— begin Information provided —

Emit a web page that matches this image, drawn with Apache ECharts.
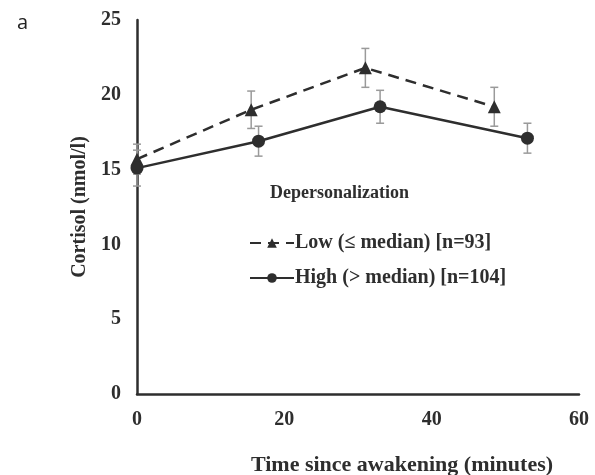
<!DOCTYPE html>
<html>
<head>
<meta charset="utf-8">
<script src="https://cdn.jsdelivr.net/npm/echarts@6/dist/echarts.min.js"></script>
<style>
  html, body { margin: 0; padding: 0; background: #fff; }
  #main { width: 595px; height: 475px; }
</style>
</head>
<body>
<div id="main"></div>
<script>
// Low group (<= median), dashed line + triangles
var lowTime = [0, 15.5, 31, 48.5]
var lowMean = [15.7, 19.0, 21.8, 19.2]
var lowErr = [1.0, 1.25, 1.3, 1.3]

// High group (> median), solid line + circles
var highTime = [0, 16.5, 33, 53]
var highMean = [15.1, 16.9, 19.2, 17.1]
var highErr = [1.2, 1.0, 1.1, 1.0]

var lowName = 'Low (≤ median) [n=93]'
var highName = 'High (> median) [n=104]'

function pairs(xs, ys) {
    var out = []
    for (var i = 0; i < xs.length; i++) {
        out.push([xs[i], ys[i]])
    }
    return out
}

function errData(xs, ys, es) {
    var out = []
    for (var i = 0; i < xs.length; i++) {
        out.push([xs[i], ys[i] - es[i], ys[i] + es[i]])
    }
    return out
}

function errorBar(params, api) {
    var x = api.value(0)
    var lo = api.coord([x, api.value(1)])
    var hi = api.coord([x, api.value(2)])
    var cap = 4
    var style = { stroke: '#9a9a9a', lineWidth: 1.5, fill: null }
    return {
        type: 'group',
        children: [
            { type: 'line', shape: { x1: lo[0], y1: lo[1], x2: hi[0], y2: hi[1] }, style: style },
            { type: 'line', shape: { x1: lo[0] - cap, y1: lo[1], x2: lo[0] + cap, y2: lo[1] }, style: style },
            { type: 'line', shape: { x1: hi[0] - cap, y1: hi[1], x2: hi[0] + cap, y2: hi[1] }, style: style }
        ]
    }
}

var serif = 'Liberation Serif'
var ink = '#2e2e2e'

var chart = echarts.init(document.getElementById('main'))

var option = {
    backgroundColor: '#fff',
    animation: false,
    title: [
        {
            text: 'a',
            left: 12,
            top: 8,
            textStyle: { fontFamily: 'Open Sans', fontSize: 20, fontWeight: 'normal', color: '#222' }
        },
        {
            text: 'Depersonalization',
            left: 265,
            top: 179,
            textStyle: { fontFamily: serif, fontSize: 18, fontWeight: 'bold', color: ink }
        }
    ],
    grid: { left: 137, right: 16, top: 20, bottom: 81, outerBoundsMode: 'none' },
    legend: {
        orient: 'vertical',
        left: 244,
        top: 228,
        itemWidth: 44,
        itemHeight: 12,
        itemGap: 15,
        textStyle: { fontFamily: serif, fontSize: 20, fontWeight: 'bold', color: ink, padding: [0, 0, 0, -4] },
        data: [lowName, highName]
    },
    xAxis: {
        type: 'value',
        min: 0,
        max: 60,
        interval: 20,
        name: 'Time since awakening (minutes)',
        nameLocation: 'middle',
        nameGap: 60,
        nameTextStyle: { fontFamily: serif, fontSize: 22, fontWeight: 'bold', color: ink, padding: [0, 0, 0, 88] },
        axisLine: { lineStyle: { color: ink, width: 2.5 } },
        axisTick: { show: false },
        splitLine: { show: false },
        axisLabel: { margin: 16, fontFamily: serif, fontSize: 20, fontWeight: 'bold', color: ink }
    },
    yAxis: {
        type: 'value',
        min: 0,
        max: 25,
        interval: 5,
        name: 'Cortisol (nmol/l)',
        nameLocation: 'middle',
        nameGap: 40,
        nameTextStyle: { fontFamily: serif, fontSize: 20, fontWeight: 'bold', color: ink },
        axisLine: { show: true, lineStyle: { color: ink, width: 2.5 } },
        axisTick: { show: false },
        splitLine: { show: false },
        axisLabel: { margin: 16, fontFamily: serif, fontSize: 20, fontWeight: 'bold', color: ink }
    },
    series: [
        {
            type: 'custom',
            renderItem: errorBar,
            data: errData(lowTime, lowMean, lowErr),
            encode: { x: 0, y: [1, 2] },
            z: 1
        },
        {
            type: 'custom',
            renderItem: errorBar,
            data: errData(highTime, highMean, highErr),
            encode: { x: 0, y: [1, 2] },
            z: 1
        },
        {
            name: lowName,
            type: 'line',
            data: pairs(lowTime, lowMean),
            symbol: 'triangle',
            symbolSize: 13,
            itemStyle: { color: ink },
            lineStyle: { color: ink, width: 2.5, type: [11, 7] },
            z: 3
        },
        {
            name: highName,
            type: 'line',
            data: pairs(highTime, highMean),
            symbol: 'circle',
            symbolSize: 13,
            itemStyle: { color: ink },
            lineStyle: { color: ink, width: 2.5 },
            z: 3
        }
    ]
}

chart.setOption(option)
</script>
</body>
</html>
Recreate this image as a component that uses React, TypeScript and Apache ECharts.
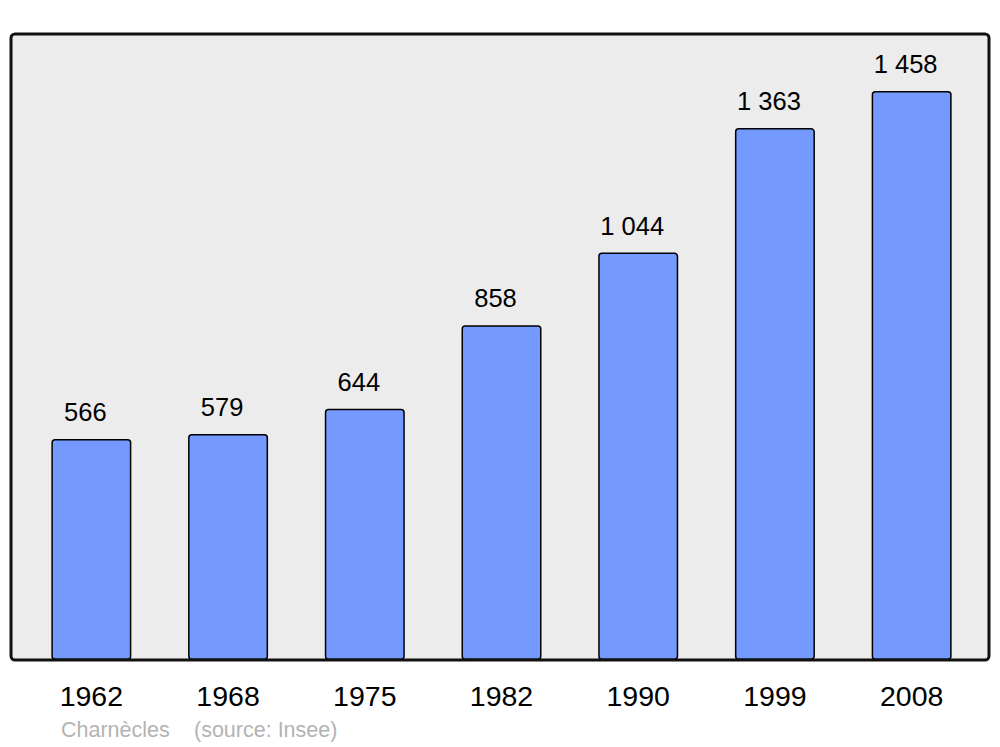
import React, { useEffect, useRef } from "react";
import * as echarts from "echarts";

const years = ["1962", "1968", "1975", "1982", "1990", "1999", "2008"];
const population = [566, 579, 644, 858, 1044, 1363, 1458];
const townName = "Charnècles";
const sourceText = "(source: Insee)";

const fmt = (v: number) => String(v).replace(/\B(?=(\d{3})+(?!\d))/g, " ");

export default function App() {
  const ref = useRef<HTMLDivElement>(null);
  useEffect(() => {
    if (!ref.current) return;
    const chart = echarts.init(ref.current, undefined, { renderer: "svg" });
    const font = "'Liberation Sans', Arial, sans-serif";
    chart.setOption({
      animation: false,
      backgroundColor: "#ffffff",
      grid: { left: 23, right: 20, top: 34, bottom: 87, containLabel: false },
      xAxis: {
        type: "category",
        data: years,
        axisLine: { show: false },
        axisTick: { show: false },
        axisLabel: {
          color: "#000",
          fontSize: 28.5,
          fontFamily: font,
          margin: 21,
          lineHeight: 29,
        },
      },
      yAxis: {
        type: "value",
        min: 0,
        max: 1604,
        show: false,
        splitLine: { show: false },
      },
      graphic: [
        {
          type: "rect",
          z: -10,
          silent: true,
          shape: { x: 11, y: 34, width: 978, height: 626, r: 4 },
          style: { fill: "#ececec", stroke: "none" },
        },
        {
          type: "rect",
          z: 100,
          silent: true,
          shape: { x: 11, y: 34, width: 978, height: 626, r: 4 },
          style: { fill: "none", stroke: "#111", lineWidth: 3 },
        },
        {
          type: "text",
          x: 61,
          y: 730,
          style: {
            text: townName,
            fill: "#b3b3b3",
            font: `21.5px ${font}`,
            verticalAlign: "middle",
          },
        },
        {
          type: "text",
          x: 194,
          y: 730,
          style: {
            text: sourceText,
            fill: "#b3b3b3",
            font: `21.5px ${font}`,
            verticalAlign: "middle",
          },
        },
      ],
      series: [
        {
          type: "bar",
          data: population,
          barWidth: 80,
          itemStyle: {
            color: "#7499ff",
            borderColor: "#000",
            borderWidth: 1.5,
            borderRadius: 3,
          },
          label: {
            show: true,
            position: "top",
            distance: 14,
            offset: [-6, 0],
            color: "#000",
            fontSize: 25.5,
            lineHeight: 26,
            fontFamily: font,
            formatter: (p: any) => fmt(p.value),
          },
        },
      ],
    });
    return () => chart.dispose();
  }, []);
  return (
    <div
      ref={ref}
      style={{ position: "fixed", left: 0, top: 0, width: 1000, height: 747 }}
    />
  );
}
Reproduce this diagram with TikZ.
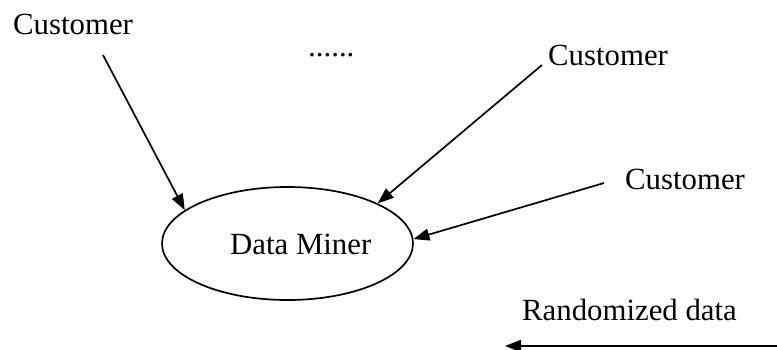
\documentclass[tikz,border=0pt]{standalone}
\usepackage{fontspec}
\setmainfont{Liberation Serif}
\usetikzlibrary{arrows.meta,shapes.geometric}
\begin{document}
\begin{tikzpicture}[x=1pt,y=-1pt,
  lbl/.style={inner sep=0pt,anchor=base west,font=\fontsize{30.8}{36}\selectfont},
  link/.style={line width=1.7pt,-{Triangle[length=16pt,width=12pt]}},
  minerbox/.style={ellipse,draw,line width=1.7pt,minimum width=251pt,minimum height=113pt,inner sep=0pt}]
  \useasboundingbox (0,0) rectangle (777,349);

  % central data miner
  \node[minerbox] (dm) at (287.5,243.5) {};
  \node[lbl] (dmtext) at (230,254) {Data Miner};

  % customers
  \node[lbl] (c1) at (13,34) {Customer};
  \node[lbl] (dots) at (308,56) {......};
  \node[lbl] (c2) at (548,65) {Customer};
  \node[lbl] (c3) at (625,189) {Customer};
  \node[lbl] (rd) at (522,320) {Randomized data};

  % connector start points
  \coordinate (s1) at (103,55);
  \coordinate (s2) at (542,65);
  \coordinate (s3) at (604,183);
  \coordinate (rs) at (777,346);
  \coordinate (re) at (505,346);

  \draw[link] (s1) -- (dm.162);
  \draw[link] (s2) -- (dm.24);
  \draw[link] (s3) -- (dm.2);
  \draw[link] (rs) -- (re);
\end{tikzpicture}
\end{document}
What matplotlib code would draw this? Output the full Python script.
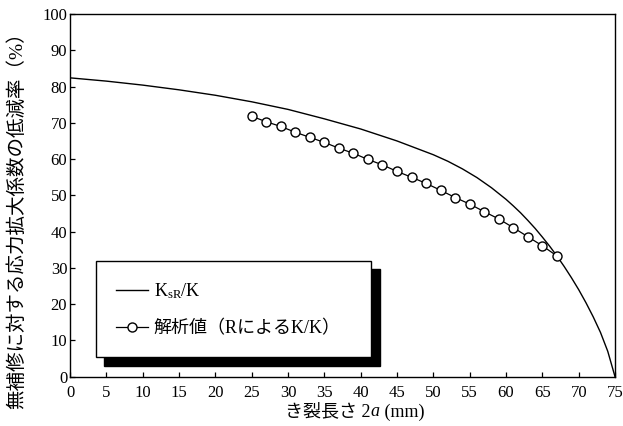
import matplotlib
matplotlib.use("Agg")
import matplotlib.pyplot as plt
from matplotlib.offsetbox import TextArea, HPacker, AnnotationBbox

plt.rcParams['font.family'] = ['Liberation Serif', 'Noto Sans CJK JP']
plt.rcParams['mathtext.fontset'] = 'custom'
plt.rcParams['mathtext.rm'] = 'Liberation Serif'
plt.rcParams['mathtext.it'] = 'Liberation Serif:italic'

# K_sR/K curve (crack length 2a in mm, reduction ratio in %)
curve_x = [0, 5, 10, 15, 20, 25, 30, 35, 40, 45, 50, 52, 54, 56, 58, 60, 61,
           62, 63, 64, 65, 66, 67, 68, 69, 70, 71, 72, 73, 74, 75]
curve_y = [82.4, 81.5, 80.4, 79.1, 77.6, 75.8, 73.7, 71.1, 68.3, 65.0, 61.2,
           59.4, 57.3, 54.9, 52.1, 48.9, 47.1, 45.2, 43.1, 40.9, 38.5, 36.0,
           33.3, 30.4, 27.3, 24.0, 20.4, 16.5, 12.2, 7.0, 0.0]

# Analysis results (K reduced by R)
ana_x = [25, 27, 29, 31, 33, 35, 37, 39, 41, 43, 45, 47, 49, 51, 53, 55, 57,
         59, 61, 63, 65, 67]
ana_y = [71.8, 70.3, 69.0, 67.4, 66.0, 64.6, 63.0, 61.6, 59.9, 58.4, 56.6,
         55.0, 53.3, 51.4, 49.4, 47.6, 45.5, 43.5, 41.1, 38.6, 36.1, 33.3]

x_ticks = list(range(0, 80, 5))
y_ticks = list(range(0, 110, 10))

fig = plt.figure(figsize=(6.23, 4.26), dpi=100)
ax = fig.add_axes([0.1124, 0.1157, 0.8748, 0.8514])

ax.plot(curve_x, curve_y, color='black', lw=1.0, label=r'K$_{\rm sR}$/K')
ax.plot(ana_x, ana_y, color='black', lw=0.9, marker='o', ms=6.5,
        mfc='white', mec='black', mew=1.0, label='解析値（RによるK/K）')

ax.set_xlim(0, 75)
ax.set_ylim(0, 100)
ax.set_xticks(x_ticks)
ax.set_yticks(y_ticks)
ax.tick_params(direction='in', length=3.5, width=0.9, labelsize=12,
               colors='black')
ax.tick_params(axis='x', pad=6)
ax.tick_params(axis='y', pad=2)
for s in ax.spines.values():
    s.set_linewidth(1.0)

# x-axis label with an italic "a"
label_parts = [
    TextArea('き裂長さ 2', textprops=dict(fontsize=13)),
    TextArea('a', textprops=dict(fontsize=13, style='italic')),
    TextArea(' (mm)', textprops=dict(fontsize=13)),
]
xlabel_box = HPacker(children=label_parts, align='baseline', pad=0, sep=0)
ax.add_artist(AnnotationBbox(xlabel_box, (0.522, -0.097),
                             xycoords='axes fraction', frameon=False,
                             box_alignment=(0.5, 0.5), pad=0,
                             annotation_clip=False))

ax.set_ylabel('無補修に対する応力拡大係数の低減率（%）', fontsize=14)
ax.yaxis.set_label_coords(-0.08, 0.445)

leg = ax.legend(loc='upper left', bbox_to_anchor=(0.0477, 0.062, 0.505, 0.257),
                mode='expand', fancybox=False, frameon=True, fontsize=13,
                handlelength=1.8, handletextpad=0.3, borderpad=1.1,
                labelspacing=1.1, borderaxespad=0,
                shadow={'ox': 6, 'oy': -6, 'color': 'black', 'alpha': 1})
leg.get_frame().set_edgecolor('black')
leg.get_frame().set_linewidth(1.0)

fig.savefig('out.png', dpi=100)
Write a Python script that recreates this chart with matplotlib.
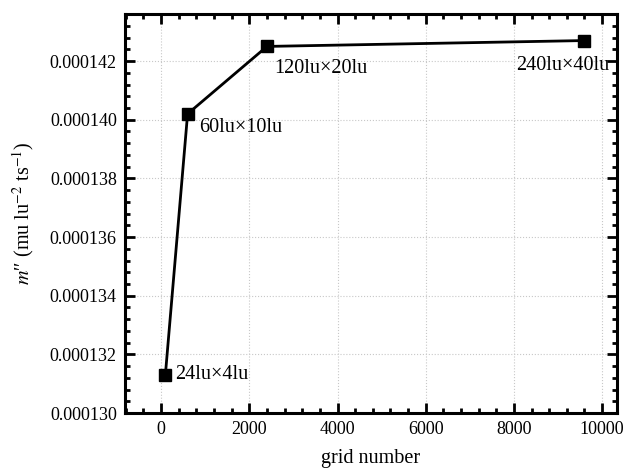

— end Information provided —

◆ **Exercise goal**: Of the lines above, quote exactly those from the one with "What matplotlib code" through the one with "from matplotlib.offsetbox import", ends included; pictures stay out.

◆ **Answer to this problem**:
What matplotlib code would draw this? Output the full Python script.
import matplotlib
matplotlib.use("Agg")
import matplotlib.pyplot as plt
from matplotlib.offsetbox import TextArea, HPacker, AnnotationBbox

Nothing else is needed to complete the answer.